One of the cool things about game development is that even small teams can be located all over the map and still collaborate.

Let’s look at Discord Games, a small team working on the upcoming action-platformer-exploration game Chasm. The top people on Chasm are in Atlanta and Baltimore, with their musician working out of Pittsburgh and artists in San Mateo and Sao Paulo.

I recently got a demo of the upcoming brawler Cuphead (the game that looks like 1930s cartoons). I probably shouldn’t have been surprised when one of the StudioMDHR developers who is working on the game told me that StudioMDHR is actually located all over the map — mostly all over the Canadian and U.S. map.

Cuphead is led by brothers, one based in Oakville, Ontario, the other in Regina Saskatchwan. The game’s composer and background artist are in Toronto, the inker is in Oakville, the digital painter in Saskatoon and the animators are in Vancouver, Oakland and New York. The game’s “inbetween artist” (great title!) is in San Francisco.

Your favourite movies might all be some the same few countries, but doubtless your favourite games are from many more. Tetris brought us Russian style. Pokémon, among thousands of games before and after it, brought us influence from Japan. Sim City was California. Populous was England. Flappy Bird came from Vietnam, Minecraft from Sweden. Street Fighter and Mortal Kombat, the Pepsi and Coke of fighting games?
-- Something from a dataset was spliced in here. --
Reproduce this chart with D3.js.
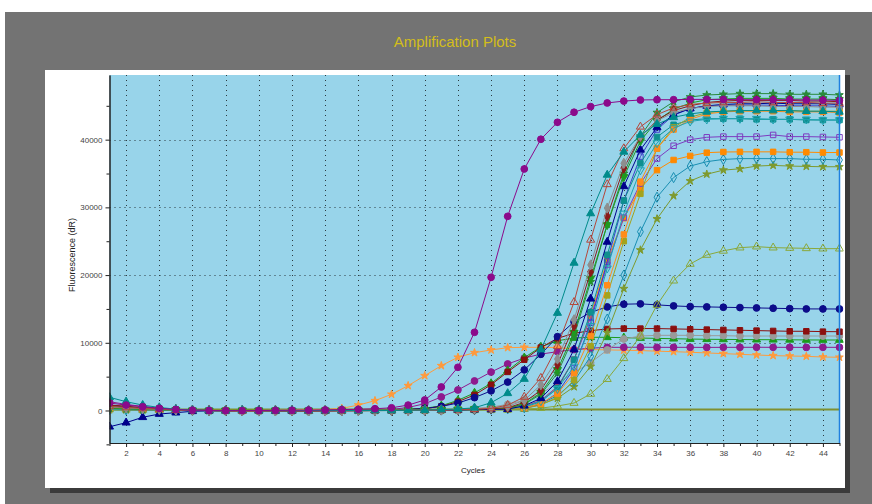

They were born in Osaka and Chicago.

These days, whether we think about it or not, gamers absorb a breadth of international influence that is at least a shade more arthouse than multiplex. It may not always show up in the finished games, but we’re playing stuff that’s been made all over the globe. Take the Xbox One launch, for example. The system launched in late 2013 with well over a dozen games, eight of which were published by Microsoft but developed by studios headquartered around the world.

Apologies for the low-res icons here, but take a look at the international origins of the Xbox One’s first-party launch games:

And here’s a map of the studios behind the first-party PlayStation 4 launch games. Fewer games, but still far-flung.

I could go on, but I would rather that you did!